Die richtige Mischung Der Trainer findet, es sei an der Zeit, die Goldene Generation hinter sich zu lassen, die von 2006 bis 2010 drei Mal in Folge den kontinentalen Titel holte. Angesichts starker junger Talente wie Mostafa Fathi von Zamalek und Ramadan Sobhi von Al Ahly scheint dies in der Tat so zu sein. Zudem stehen auch bereits erfahrenere Spieler wie Stürmer Mohamed Salah von AS Rom oder Arsenals Neuzugang Mohamed El Neny im Kader.

"Wir haben ein gutes Gleichgewicht zwischen jungen und erfahrenen Spielern im Kader, von denen einige in den europäischen Spitzenligen spielen", so Cuper, der sich in Ägypten schnell eingelebt hat. Er ist überzeugt, dass der Fussball rund um den Globus universelle Merkmale hat und dass aus diesem Grund auch kulturelle Unterschiede für einen ambitionierten und professionellen Trainer keine Hindernisse darstellen.

"Ich habe noch keine Probleme gehabt, seit ich hierher gekommen bin. Ich habe mich sehr gut eingelebt und die Menschen haben mich mit viel Wärme empfangen. Hier liegt genau die Leidenschaft für den Fussball in der Luft, die jeder Trainer liebt. Man kann es förmlich riechen", so Cuper. "Manche reichen Länder bieten zwar sehr gute Lebensbedingungen, doch ihnen fehlt oft genau dieser Aspekt, der aber sehr wichtig ist, um einen Trainer zu motivieren.
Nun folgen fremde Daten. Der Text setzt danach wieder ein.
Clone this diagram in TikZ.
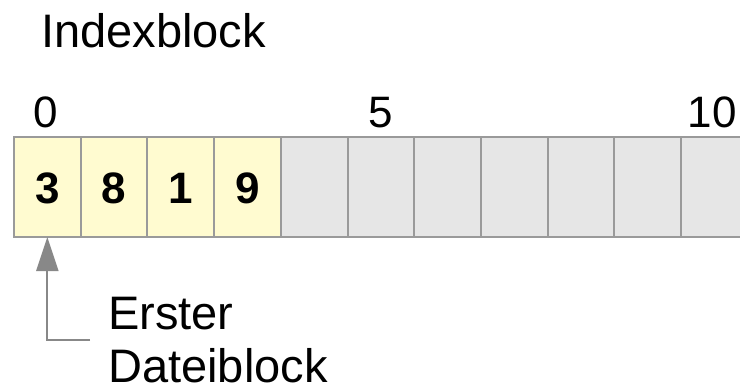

Eigentlich ist es ein Segen, wenn man stets unter Druck steht, denn das zeigt doch nur, dass den Menschen der Fussball wichtig ist und sie genau verfolgen, was läuft."

Vielversprechender Start Ägypten ist mit einigen vielversprechenden Ergebnissen in die Ära Cuper gestartet. Von den vier seitdem absolvierten Pflichtspielen haben die Ägypter drei gewonnen und nur eines verloren. In fünf Freundschaftsspielen feierten sie vier Siege. In der Qualifikation für den CAF Afrikanischen Nationen-Pokal 2017 liegen die Ägypter nach zwei Siegen in den ersten zwei Spielen auf Platz eins. In der Qualifikation für die FIFA Fussball-Weltmeisterschaft Russland 2018™ haben sie die Gruppenphase erreicht. Dabei hatte das Team im Hinspiel gegen Tschad eine überraschende 0:1-Niederlage kassiert. Das Rückspiel entschieden die Ägypter dann aber mit 4:0 klar für sich.

"Die von den Journalisten gern als leicht bezeichneten Gegner gibt es nicht. Wir müssen jedem Team mit Respekt entgegentreten, unabhängig vom Ranglistenplatz und der Geschichte, denn Ägypten hat sich in den letzten Qualifikationen sehr schwer getan und auch in so genannten leichten Spielen Punkte abgegeben", so Cuper.

Als nächstes stehen für die Ägypter im März zwei Partien gegen Verfolger Nigeria an. Der Tabellenzweite in Gruppe G der Qualifikation für den CAF Afrikanischen Nationen-Pokal hat derzeit vier Punkte auf dem Konto. Wer der nächste Gegner in der WM-Qualifikation sein wird, steht noch nicht fest. "Es wäre gelogen wenn ich sagen würde, dass ich bestimmten Teams bei der WM-Auslosung nicht lieber aus dem Weg gehen würde. Meine Aufgabe besteht allerdings darin, dafür zu sorgen, dass sich Teams wie die Elfenbeinküste Sorgen machen, wenn sie auf uns treffen.

Ich sage meinen Spielern immer wieder, dass sie die Menschen glücklich machen können. Viele Bewohner Ägyptens stehen tagtäglich vor großen Problemen. Viele sind arm, viele sind arbeitslos. Für diese Menschen ist Fussball oft der einzige Grund zur Freude."